For two nights now, the good people of Bloemfontein have been jolted wide awake by bad behemoths ripping and roaring around their sky with malevolent intent.
Or with startling beauty, depending on how you view thunderstorms. Whatever Bangladesh’s batsmen think, they should get used to the fire and brimstone.
Because once the second Test starts on Friday the thunder and lightning will be even louder and incredibly close.
How loud? Like Zeus belching in your ear. How close? Twenty-two yards.
What with Faf du Plessishaving had a go at the pure platteland plasticine pitch prepared in Potchefstroom for the first Test, and Bloem groundsman Nico Pretorius promising pace — as a former fast bowler himself he knows what that looks like — SA’s quicks are looking to "Bang a few Deshis".
And that, mind, after the Tigers were frogmarched back to their dressing room for a risible 90, their lowest Test total, in the second innings in Potch.
Which captain would not be happy with that?
A captain who knows Bloem harbours a pitch that yielded seven centuries and 20 wickets in a drawn franchise first-class match two weeks ago.
A survivor of that purgatory, in which the Knights and the Cobras piled up 1,249 runs between them, is back in Bloem for more of the same. Not.
"The wicket looks totally different," Knights and SA fast bowler Duanne Olivier said on Wednesday on the strength of having seen photographs of the work in progress, which show a vivid green carpet rudely alive with grass, that were sent to Du Plessis on Sunday.
"I think on day one it will be a bit slow but then there’ll be some bounce and it will quicken up towards day three and four," Olivier said.
"Two weeks ago the wicket was quite flat and there wasn’t much assistance, but this will be different," he said.

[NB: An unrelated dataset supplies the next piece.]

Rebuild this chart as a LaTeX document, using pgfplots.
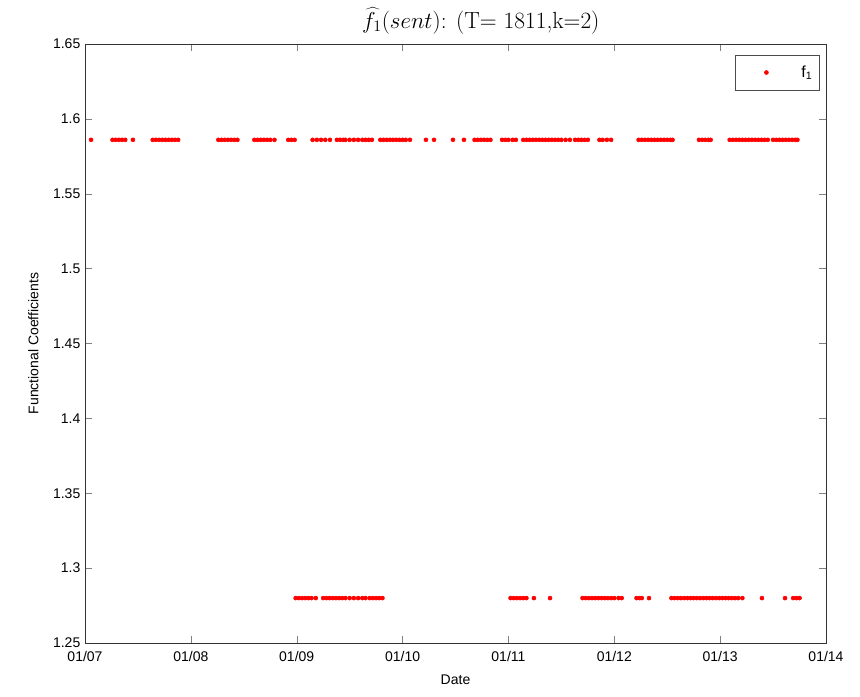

That is all good and well, but when last had Olivier played a game here in which the pitch favoured the seamers?
He thought for a moment … then another … then said: "Yes, I think two seasons ago we played the Titans on one of the side wickets.
"There was a bit of a slope and it gave us some assistance. At the same time you just expect the bowlers to run in and take all the wickets. It doesn’t matter to me; the wicket doesn’t need to be green to help us."
Not on the evidence of the first Test, in which Bangladesh managed to lose seven wickets for 41 on the final morning on a pitch that was barely marked and eminently playable despite having had 306.4 overs bowled on it during the first four days.
Morné Morkel fired SA’s attack in fine style until he limped off on the fourth afternoon with a torn side muscle that will keep him on a leash for up to six weeks.
The visitors have also suffered a blow, what with Tamim Iqbal — whose 52 caps make him Bangladesh’s third-most experienced Test player — out with a thigh injury.
They seem to be spooked by that calamity, so much so that they barred the Bangladeshi media corps from attending their training session in the indoor nets on Wednesday.
More rain has been forecast for Thursday morning, which will only add to groundsman Pretorius’s challenge.
And much will depend on Bangladesh not winning the toss and refusing to bat, which is what they did in Potch.
But Olivier, good boerseun that he is, had an eye on the bigger picture.
"It’s not ideal weather but we need the rain," he said.